In FAIR, the federal government, via the Solomon Amendment, was found not to have compelled expressive speech. The government targeted conduct, but it didn’t compel expressive speech. “In this case, accommodating the military’s message does not affect the law schools’ speech, because the schools are not speaking when they host interviews and recruiting receptions. Unlike a parade organizer’s choice of parade contingents, a law school’s decision to allow recruiters on campus is not inherently expressive. Law schools facilitate recruiting to assist their students in obtaining jobs. A law school’s recruiting services lack the expressive quality of a parade, a newsletter, or the editorial page of a newspaper; its accommodation of a military recruiter’s message is not compelled speech because the accommodation does not sufficiently interfere with any message of the school.” 547 U.S. 47, 64 (emph. mine).
Now in the 303 Creative case, you (Hamlet) appeal to the above line of case law cited in Sotomayor’s dissent as precedent that First Amendment’s speech clause does not extend to state laws compelling or proscribing expressive commercial speech. Having reviewed the cites, so far as I can tell, the case law not only has no precedential value (that is, there was no “whites only” case) but is explicit that it does extend to expressive speech.

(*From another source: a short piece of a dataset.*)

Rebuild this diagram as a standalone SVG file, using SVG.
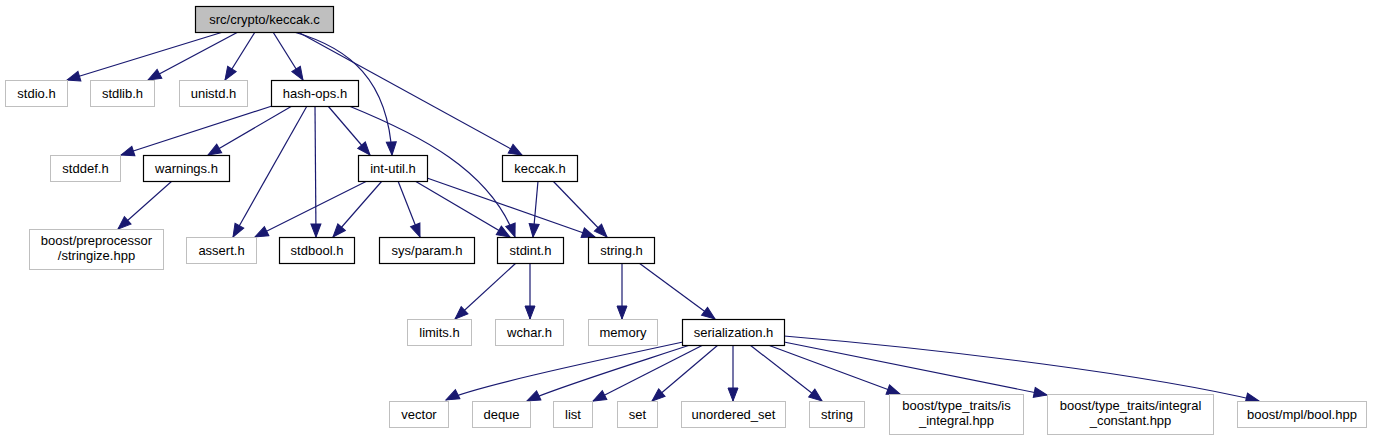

Now, I am of the opinion that a whites only sign is not inherently expressive. I mean it doesn’t express a political idea, at least not necessarily. So such a case, if it existed, would be more similar to the facts of FAIR. I think the government would be able to prohibit such signage with a nondiscrimination statute. A manifesto about the benefits of segregation, posted by the door of a public business, would be more like R.A.V. If the state construed a nondiscrimination statute to prohibit such signage, on the basis that it amounted to de facto discrimination against customers on the basis of race, that statute (or at least that interpretation) should be stricken down as a violation of the First Amendment. If there was evidence of the business actually turning away a customer on account of his or her race, that would be a wholly different set of facts.

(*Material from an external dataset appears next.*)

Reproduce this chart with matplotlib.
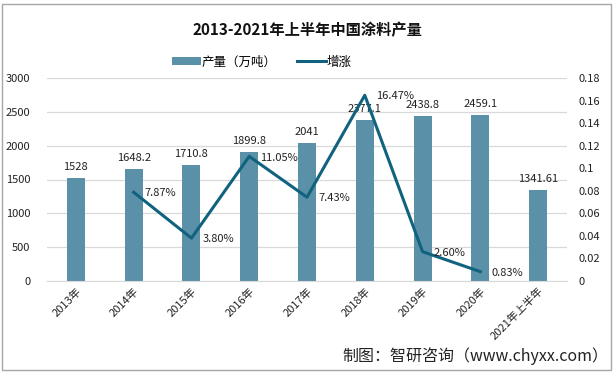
import matplotlib.pyplot as plt
from matplotlib.patches import Rectangle

plt.rcParams['font.family'] = ['Noto Sans CJK SC', 'DejaVu Sans']

categories = ["2013年", "2014年", "2015年", "2016年", "2017年",
              "2018年", "2019年", "2020年", "2021年上半年"]
output = [1528, 1648.2, 1710.8, 1899.8, 2041, 2377.1, 2438.8, 2459.1, 1341.61]
output_labels = ["1528", "1648.2", "1710.8", "1899.8", "2041",
                 "2377.1", "2438.8", "2459.1", "1341.61"]
growth_idx = [1, 2, 3, 4, 5, 6, 7]
growth = [0.0787, 0.0380, 0.1105, 0.0743, 0.1647, 0.0260, 0.0083]
growth_labels = ["7.87%", "3.80%", "11.05%", "7.43%", "16.47%", "2.60%", "0.83%"]

bar_color = "#5B91A8"
line_color = "#10627F"

fig = plt.figure(figsize=(6.14, 3.73), dpi=100)
ax = fig.add_axes([47 / 614, 1 - 281 / 373, 520 / 614, 203 / 373])

x = list(range(len(categories)))
ax.bar(x, output, width=0.31, color=bar_color, zorder=2, label="产量（万吨）")
ax.set_xlim(-0.5, len(categories) - 0.5)
ax.set_ylim(0, 3000)
ax.set_yticks(range(0, 3001, 500))
ax.grid(axis="y", color="#D9D9D9", linewidth=0.9, zorder=0)
for s in ["top", "right", "left"]:
    ax.spines[s].set_visible(False)
ax.spines["bottom"].set_color("#D9D9D9")
ax.tick_params(axis="both", length=0, labelsize=8, colors="#222222")
ax.tick_params(axis="y", pad=12)
ax.set_xticks(x)
ax.set_xticklabels(categories, rotation=45, ha="right", rotation_mode="anchor", fontsize=8)

for xi, v, t in zip(x, output, output_labels):
    ax.text(xi, v + 90, t, ha="center", va="bottom", fontsize=8, color="#222222", zorder=4)

ax2 = ax.twinx()
ax2.plot(growth_idx, growth, color=line_color, linewidth=2.2, zorder=3, label="增涨")
ax2.set_ylim(0, 0.18)
ax2.set_yticks([0, 0.02, 0.04, 0.06, 0.08, 0.1, 0.12, 0.14, 0.16, 0.18])
ax2.set_yticklabels(["0", "0.02", "0.04", "0.06", "0.08", "0.1", "0.12", "0.14", "0.16", "0.18"])
for s in ["top", "right", "left", "bottom"]:
    ax2.spines[s].set_visible(False)
ax2.tick_params(axis="y", length=0, labelsize=8, colors="#222222", pad=8)

for xi, v, t in zip(growth_idx, growth, growth_labels):
    ax2.text(xi + 0.19, v - 0.001, t, ha="left", va="center", fontsize=8, color="#222222", zorder=4)

h1, l1 = ax.get_legend_handles_labels()
h2, l2 = ax2.get_legend_handles_labels()
fig.legend(h1 + h2, l1 + l2, loc="center", bbox_to_anchor=(262 / 614, 1 - 62 / 373),
           ncol=2, frameon=False, fontsize=9, handlelength=2.3, handleheight=0.6,
           columnspacing=1.6, handletextpad=0.1)

fig.text(0.5, 1 - 30 / 373, "2013-2021年上半年中国涂料产量", ha="center", va="center",
         fontsize=11, fontweight="bold", color="#111111")
fig.text(608 / 614, 1 - 356 / 373, "制图：智研咨询（www.chyxx.com）", ha="right", va="center",
         fontsize=11.5, color="#222222")

fig.patches.append(Rectangle((2 / 614, 3 / 373), 609 / 614, 366 / 373, transform=fig.transFigure,
                             fill=False, edgecolor="#A6A6A6", linewidth=1))

fig.savefig("out.png", dpi=100)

Which leads to 303 Creative, where a corporation plans on going into business and turning away customers not on account of their race or orientation but on account of the idea the corporation would have to express in order to fulfill the customer’s order. The State of Colorado, fatally in my opinion, stipulated that the state nondiscrimination law applied to those hypothetical facts, and would compel Ms. Smith to create custom websites promoting ideas she disagrees with. The facts of 303 Creative are directly opposed to FAIR and the nonexistent whites only case.
~Max
Colorado’s antidiscrimination law explicitly recognized sexual orientation as a protected characteristic. Colorado’s law was found to violate the Fourteenth Amendment. Because freedom of speech is a fundamental liberty and the State couldn’t convince the Court that its abridge freedom of speech was narrowly tailored to remove discrimination in places of public access (that the State met “due process of law”). What makes you think federal legislation will fare better? The First Amendment explicitly bars Congress from abridging the freedom of speech, and the Fifth Amendment’s due process clause is identical to the Fourteenth Amendment’s.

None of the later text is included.